Our planet has its seasons, just like the year. Day and night ebb and flow, warming and cooling land and ocean in turn. Like a living organism, summer brings back green plants to the Earth's surface, the oceans also bloom, and the polar ice caps retreat. Seen by some of the amazingly sensitive satellites launched by NASA and NOAA in the past few decades, and brought to life by ingenious computer programs, you can experience our planet's seasonal dance as never before.
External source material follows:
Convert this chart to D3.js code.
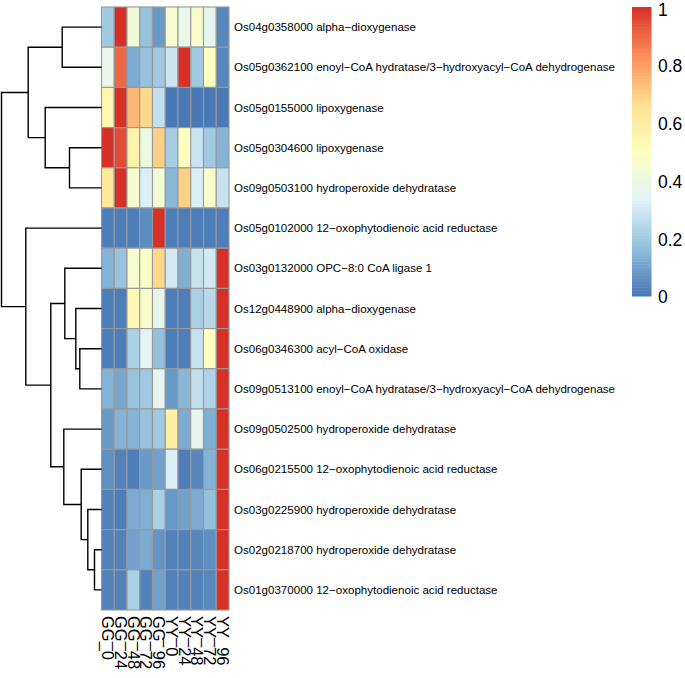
<!DOCTYPE html>
<html><head><meta charset="utf-8">
<script src="https://cdn.jsdelivr.net/npm/d3@7"></script>
<style>body{margin:0;background:#fff}svg{display:block}</style>
</head><body>
<svg id="c" width="685" height="678"></svg>
<script>
const columns = ["GG_0","GG_24","GG_48","GG_72","GG_96","YY_0","YY_24","YY_48","YY_72","YY_96"];
const genes = [
 "Os04g0358000 alpha\u2212dioxygenase",
 "Os05g0362100 enoyl\u2212CoA hydratase/3\u2212hydroxyacyl\u2212CoA dehydrogenase",
 "Os05g0155000 lipoxygenase",
 "Os05g0304600 lipoxygenase",
 "Os09g0503100 hydroperoxide dehydratase",
 "Os05g0102000 12\u2212oxophytodienoic acid reductase",
 "Os03g0132000 OPC\u22128:0 CoA ligase 1",
 "Os12g0448900 alpha\u2212dioxygenase",
 "Os06g0346300 acyl\u2212CoA oxidase",
 "Os09g0513100 enoyl\u2212CoA hydratase/3\u2212hydroxyacyl\u2212CoA dehydrogenase",
 "Os09g0502500 hydroperoxide dehydratase",
 "Os06g0215500 12\u2212oxophytodienoic acid reductase",
 "Os03g0225900 hydroperoxide dehydratase",
 "Os02g0218700 hydroperoxide dehydratase",
 "Os01g0370000 12\u2212oxophytodienoic acid reductase"
];
const values = [
 [0.20, 1.00, 0.42, 0.18, 0.08, 0.45, 0.38, 0.46, 0.36, 0.04],
 [0.38, 0.90, 0.12, 0.18, 0.20, 0.29, 1.00, 0.20, 0.50, 0.04],
 [0.55, 1.00, 0.75, 0.68, 0.27, 0.01, 0.01, 0.01, 0.01, 0.01],
 [1.00, 0.95, 0.57, 0.40, 0.70, 0.21, 0.50, 0.29, 0.20, 0.14],
 [0.62, 1.00, 0.45, 0.32, 0.43, 0.15, 0.70, 0.32, 0.47, 0.28],
 [0.02, 0.02, 0.02, 0.05, 1.00, 0.02, 0.02, 0.02, 0.02, 0.02],
 [0.14, 0.18, 0.45, 0.48, 0.68, 0.30, 0.13, 0.28, 0.30, 1.00],
 [0.02, 0.02, 0.53, 0.47, 0.37, 0.02, 0.02, 0.22, 0.25, 1.00],
 [0.02, 0.02, 0.22, 0.35, 0.17, 0.02, 0.02, 0.28, 0.50, 1.00],
 [0.14, 0.11, 0.18, 0.20, 0.36, 0.08, 0.15, 0.27, 0.23, 1.00],
 [0.08, 0.14, 0.14, 0.18, 0.20, 0.58, 0.12, 0.36, 0.13, 1.00],
 [0.06, 0.03, 0.02, 0.08, 0.10, 0.32, 0.02, 0.04, 0.14, 1.00],
 [0.03, 0.02, 0.12, 0.13, 0.22, 0.08, 0.10, 0.12, 0.17, 1.00],
 [0.03, 0.03, 0.10, 0.12, 0.07, 0.03, 0.03, 0.04, 0.06, 1.00],
 [0.03, 0.03, 0.22, 0.03, 0.10, 0.03, 0.03, 0.03, 0.04, 1.00]
];
// row dendrogram: [height, left, right]; leaves are row indices
const rowTree = [100,
  [73.3, [39.3, 0, 1], [56.3, 2, [32, 3, 4]]],
  [75.7, 5, [50.7, [36.7, 6, [25.7, 7, [21.7, 8, 9]]],
                   [37.7, 10, [20.3, 11, [13.7, 12, [7, 13, 14]]]]]]];
const legendTicks = [0, 0.2, 0.4, 0.6, 0.8, 1];
const palette = ["#4575B4","#91BFDB","#E0F3F8","#FFFFBF","#FEE090","#FC8D59","#D73027"];

const svg = d3.select("#c");
const font = "'Liberation Sans', Arial, Helvetica, sans-serif";
const hm = {x0: 101.5, x1: 229, y0: 7, y1: 610};

const color = d3.scaleLinear()
  .domain(palette.map((d,i)=> i/(palette.length-1)))
  .range(palette).interpolate(d3.interpolateRgb).clamp(true);

const x = d3.scaleBand().domain(columns).range([hm.x0, hm.x1]);
const y = d3.scaleBand().domain(d3.range(genes.length)).range([hm.y0, hm.y1]);

// cells
const g = svg.append("g");
values.forEach((row, i) => {
  g.selectAll(null).data(row).enter().append("rect")
    .attr("x", (d,j)=> x(columns[j]))
    .attr("y", y(i))
    .attr("width", x.bandwidth())
    .attr("height", y.bandwidth())
    .attr("fill", d => color(d))
    .attr("stroke", "#999999")
    .attr("stroke-width", 1.1);
});

// row labels
svg.append("g").selectAll("text").data(genes).enter().append("text")
  .attr("x", hm.x1 + 5)
  .attr("y", (d,i)=> y(i) + y.bandwidth()/2)
  .attr("dy", "0.35em")
  .attr("font-family", font).attr("font-size", 11.55).attr("fill", "#000")
  .text(d=>d);

// column labels (rotated)
svg.append("g").selectAll("text").data(columns).enter().append("text")
  .attr("transform", d => `translate(${x(d) + x.bandwidth()/2},${hm.y1 + 6}) rotate(90)`)
  .attr("dy", "0.35em")
  .attr("font-family", font).attr("font-size", 16.5).attr("fill", "#000")
  .text(d=>d);

// dendrogram
function toNode(t){
  if (typeof t === "number") return {leaf: t, height: 0};
  return {height: t[0], children: [toNode(t[1]), toNode(t[2])]};
}
const root = d3.hierarchy(toNode(rowTree));
const hx = d3.scaleLinear().domain([0, 100]).range([hm.x0, 1.5]);
root.eachAfter(n => {
  if (!n.children) n.py = y(n.data.leaf) + y.bandwidth()/2;
  else n.py = d3.mean(n.children, c => c.py);
});
const dg = svg.append("g").attr("fill","none").attr("stroke","#000").attr("stroke-width",1.4);
root.descendants().filter(n=>n.children).forEach(n => {
  const xp = hx(n.data.height);
  const [a, b] = n.children;
  dg.append("path").attr("d",
    `M${hx(a.data.height)},${a.py}H${xp}V${b.py}H${hx(b.data.height)}`);
});

// legend
const ly = d3.scaleLinear().domain([0,1]).range([296, 7]);
const steps = d3.range(100);
const lg = svg.append("g");
lg.selectAll("rect").data(steps).enter().append("rect")
  .attr("x", 632).attr("width", 19.5)
  .attr("y", d => ly((d+1)/100))
  .attr("height", (ly(0)-ly(1))/100 + 0.5)
  .attr("fill", d => color((d+0.5)/100));
lg.selectAll("text").data(legendTicks).enter().append("text")
  .attr("x", 658).attr("y", d => Math.max(ly(d) + 1, 10)).attr("dy","0.36em")
  .attr("font-family", font).attr("font-size", 17.5).attr("fill","#000")
  .text(d => d3.format("")(d));
</script>
</body></html>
Weather also has its seasons, times of year when--other conditions being equal--you can expect certain kinds of weather with greater certainty than at other times. You don't get snow storms in summer, nor East Coast hurricanes in February. But you can experience tornadoes at any time of year, any place in the nation. We're beginning to understand that climate also has its seasons: El Niño years are followed by La Niña conditions, in a great inter-decadal dance, spanning the vast Pacific and bringing dramatically different conditions to Australia, Indonesia, and the Islands, as well as to North and South America. ENSO (The El Niño-Southern Oscillation) also has a direct effect on Atlantic hurricanes: a strong El Niño, weaker hurricanes. La Niña, in turn, allows stronger hurricanes to form and develop.
This section of the website features information from satellites, as well as patterns discovered by researchers patiently crunching statistics to see what regularities can be found in the natural world. You'll discover why though there is no true tornado season, the May 3, 1999 Oklahoma City tornadoes struck just one day off the most likely day for tornadoes in that city in the whole year! And you'll be able to check out when what kind of weather is most likely to rule the skies in your region.